Prinsip UNIDROIT merupakan prinsip hukum yang mengatur hak dan kewajiban para pihak pada saat mereka menerapkan prinsip kebebasan berkontrak karena prinsip kebebasan berkontrak jika tidak diatur bisa membahayakan pihak yang lemah. Pasal 2.19 Prinsip UNIDROIT menentukan sebagai berikut :

Apabila salah satu pihak atau kedua belah pihak menggunakan syarat-syarat baku, maka berlaku aturan-aturan umum tentang pembentukan kontrak dengan tunduk pada pasal 2.20 – pasal 2.22. Syarat-syarat baku merupakan aturan yang telah dipersiapkan terlebih dahulu untuk digunakan secara umum dan berulang-ulang oleh salah satu pihak dan secara nyata digunakan tanpa negosiasi dengan pihak lainnya.

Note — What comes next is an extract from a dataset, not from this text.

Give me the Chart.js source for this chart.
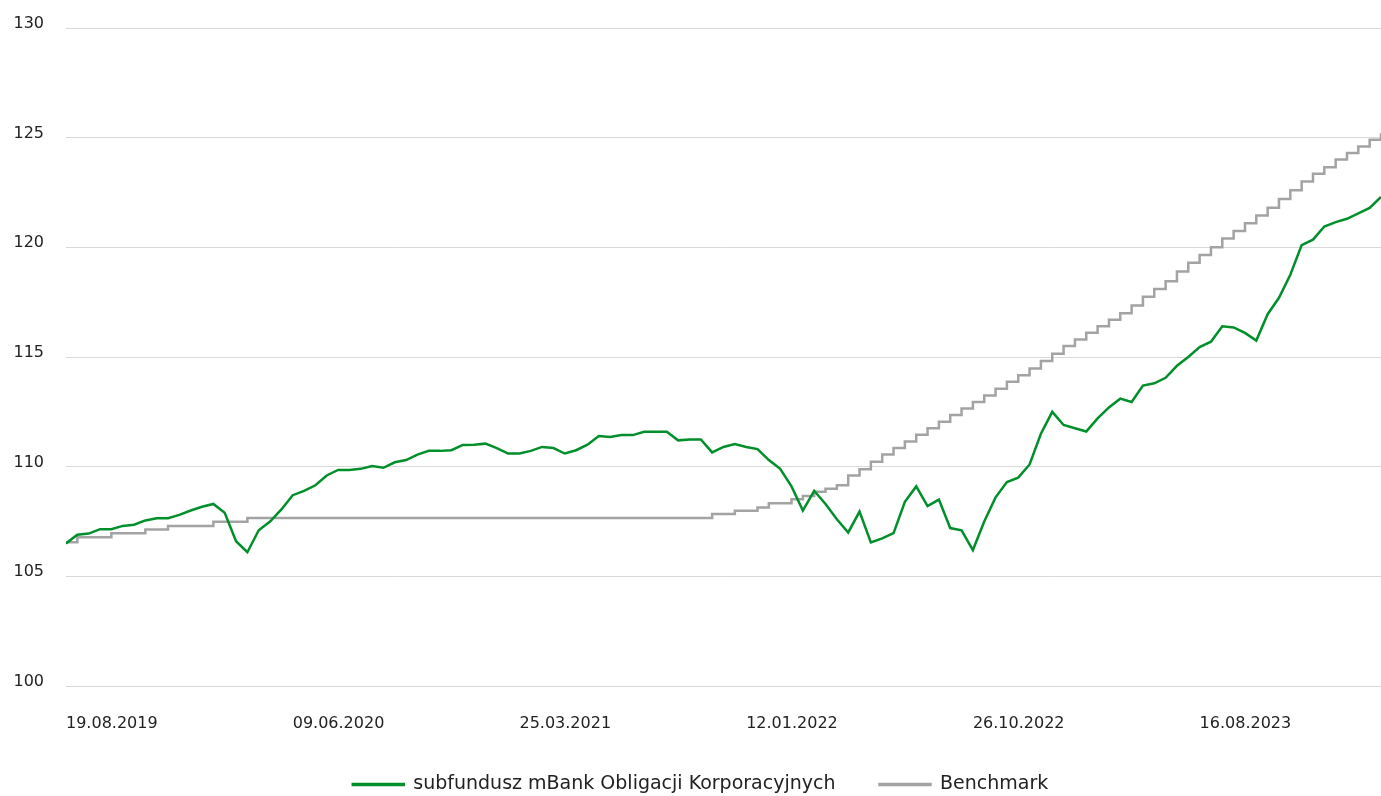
<!DOCTYPE html>
<html lang="pl">
<head>
    <meta charset="UTF-8">
    <title>subfundusz mBank Obligacji Korporacyjnych vs Benchmark</title>
    <script src="https://cdn.jsdelivr.net/npm/chart.js"></script>
    <style>
        html, body { margin: 0; padding: 0; background: #fff; }
        #wrap { width: 1381px; height: 796px; }
    </style>
</head>
<body>
<div id="wrap"><canvas id="fundChart"></canvas></div>
<script>
// one sample every 10 sessions
const sampleStep = 10;
const lastSession = 1160;
const sessionsPerLabel = 200;

const tickLabels = ['19.08.2019', '09.06.2020', '25.03.2021', '12.01.2022', '26.10.2022', '16.08.2023'];

const fundName = 'subfundusz mBank Obligacji Korporacyjnych';
const benchName = 'Benchmark';

const fundValues = [
    106.5, 106.9, 106.95, 107.15, 107.15, 107.3, 107.35, 107.55, 107.65, 107.65,
    107.8, 108.0, 108.17, 108.3, 107.9, 106.6, 106.1, 107.1, 107.5, 108.05,
    108.7, 108.9, 109.15, 109.6, 109.85, 109.85, 109.9, 110.03, 109.95, 110.2,
    110.3, 110.55, 110.72, 110.72, 110.75, 110.99, 111.0, 111.05, 110.85, 110.6,
    110.6, 110.72, 110.9, 110.85, 110.6, 110.75, 111.0, 111.4, 111.35, 111.44,
    111.44, 111.59, 111.59, 111.59, 111.2, 111.24, 111.24, 110.65, 110.9, 111.03,
    110.9, 110.8, 110.3, 109.9, 109.1, 108.0, 108.9, 108.3, 107.6, 107.0,
    107.95, 106.55, 106.73, 106.97, 108.4, 109.1, 108.2, 108.5, 107.2, 107.1,
    106.2, 107.5, 108.6, 109.3, 109.5, 110.1, 111.5, 112.5, 111.9, 111.75,
    111.6, 112.2, 112.7, 113.1, 112.95, 113.7, 113.8, 114.05, 114.6, 115.0,
    115.45, 115.7, 116.4, 116.35, 116.1, 115.75, 116.95, 117.7, 118.75, 120.1,
    120.35, 120.95, 121.15, 121.3, 121.55, 121.8, 122.3
];

const benchValues = [
    106.55, 106.78, 106.78, 106.78, 106.96, 106.96, 106.96, 107.14, 107.14, 107.3,
    107.3, 107.3, 107.3, 107.49, 107.49, 107.49, 107.66, 107.66, 107.66, 107.66,
    107.66, 107.66, 107.66, 107.66, 107.66, 107.66, 107.66, 107.66, 107.66, 107.66,
    107.66, 107.66, 107.66, 107.66, 107.66, 107.66, 107.66, 107.66, 107.66, 107.66,
    107.66, 107.66, 107.66, 107.66, 107.66, 107.66, 107.66, 107.66, 107.66, 107.66,
    107.66, 107.66, 107.66, 107.66, 107.66, 107.66, 107.66, 107.84, 107.84, 107.99,
    107.99, 108.14, 108.33, 108.33, 108.51, 108.66, 108.86, 108.99, 109.15, 109.6,
    109.88, 110.22, 110.55, 110.85, 111.15, 111.45, 111.75, 112.05, 112.35, 112.65,
    112.95, 113.25, 113.55, 113.87, 114.17, 114.48, 114.82, 115.15, 115.5, 115.8,
    116.1, 116.4, 116.7, 117.0, 117.35, 117.75, 118.1, 118.45, 118.9, 119.3,
    119.65, 120.0, 120.4, 120.75, 121.1, 121.45, 121.8, 122.2, 122.6, 123.0,
    123.35, 123.65, 124.0, 124.3, 124.6, 124.9, 125.2
];

const toPoints = vals => vals.map((v, i) => ({ x: i * sampleStep, y: v }));

// legend in the original sits a little right of centre
const nudgeLegend = {
    id: 'nudgeLegend',
    afterLayout(chart) {
        if (chart.legend) chart.legend.left += 20;
    }
};

const ctx = document.getElementById('fundChart').getContext('2d');
new Chart(ctx, {
    type: 'line',
    data: {
        datasets: [
            {
                label: fundName,
                data: toPoints(fundValues),
                borderColor: '#008f2b',
                backgroundColor: '#008f2b',
                borderWidth: 2.5,
                pointRadius: 0,
                tension: 0
            },
            {
                label: benchName,
                data: toPoints(benchValues),
                borderColor: '#a3a3a3',
                backgroundColor: '#a3a3a3',
                borderWidth: 2.5,
                pointRadius: 0,
                stepped: true
            }
        ]
    },
    plugins: [nudgeLegend],
    options: {
        responsive: true,
        maintainAspectRatio: false,
        animation: false,
        events: [],
        layout: { padding: { top: 28, right: 0, left: 0, bottom: -8 } },
        plugins: {
            tooltip: { enabled: false },
            legend: {
                position: 'bottom',
                labels: {
                    boxWidth: 51,
                    boxHeight: 1,
                    padding: 44,
                    color: '#222',
                    font: { family: 'DejaVu Sans', size: 19 }
                }
            }
        },
        scales: {
            x: {
                type: 'linear',
                min: 0,
                max: lastSession,
                grid: { display: false },
                border: { display: false },
                // one label every 200 sessions, same as the original
                afterBuildTicks: scale => {
                    scale.ticks = tickLabels.map((_, i) => ({ value: i * sessionsPerLabel }));
                },
                afterFit: scale => {
                    scale.height = 45;
                    scale.paddingLeft = 0;
                    scale.paddingRight = 0;
                },
                ticks: {
                    autoSkip: false,
                    align: 'start',
                    maxRotation: 0,
                    padding: 20,
                    color: '#222',
                    font: { family: 'DejaVu Sans', size: 16 },
                    callback: v => tickLabels[Math.round(v / sessionsPerLabel)] ?? ''
                }
            },
            y: {
                min: 100,
                max: 130,
                grid: { color: '#d9d9d9', lineWidth: 1, drawTicks: false },
                border: { display: false },
                afterFit: scale => {
                    scale.width = 66;
                    scale.paddingTop = 0;
                    scale.paddingBottom = 0;
                },
                ticks: {
                    stepSize: 5,
                    padding: 22,
                    labelOffset: -4,
                    color: '#222',
                    font: { family: 'DejaVu Sans', size: 16 }
                }
            }
        }
    }
});
</script>
</body>
</html>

Ketentuan ini mengatur tentang :

a.       Tunduknya salah satu pihak terhadap kontrak baku

b.      Pengertian kontrak baku.

3)      Pasal 2.20 Prinsip UNIDROIT menentukan sebagai berikut :

Suatu persyaratan dalam persyaratan-persyaratan standar yang tidak dapat secara layak diharapkan oleh suatu pihak, dinyatakan tidak berlaku kecuali pihak tersebut secara tegas menerimanya. Untuk menentukan apakah suatu persyaratan memenuhi ciri seperti tersebut diatas akan bergantung pada isi bahasa, dan penyajiannya.

4)      Pasal 2.21 berbunyi: dalam hal timbul suatu pertentangan antara persyaratan-persyaratan standar dan tidak standar, persyaratan yang disebut terakhir dinyatakan berlaku.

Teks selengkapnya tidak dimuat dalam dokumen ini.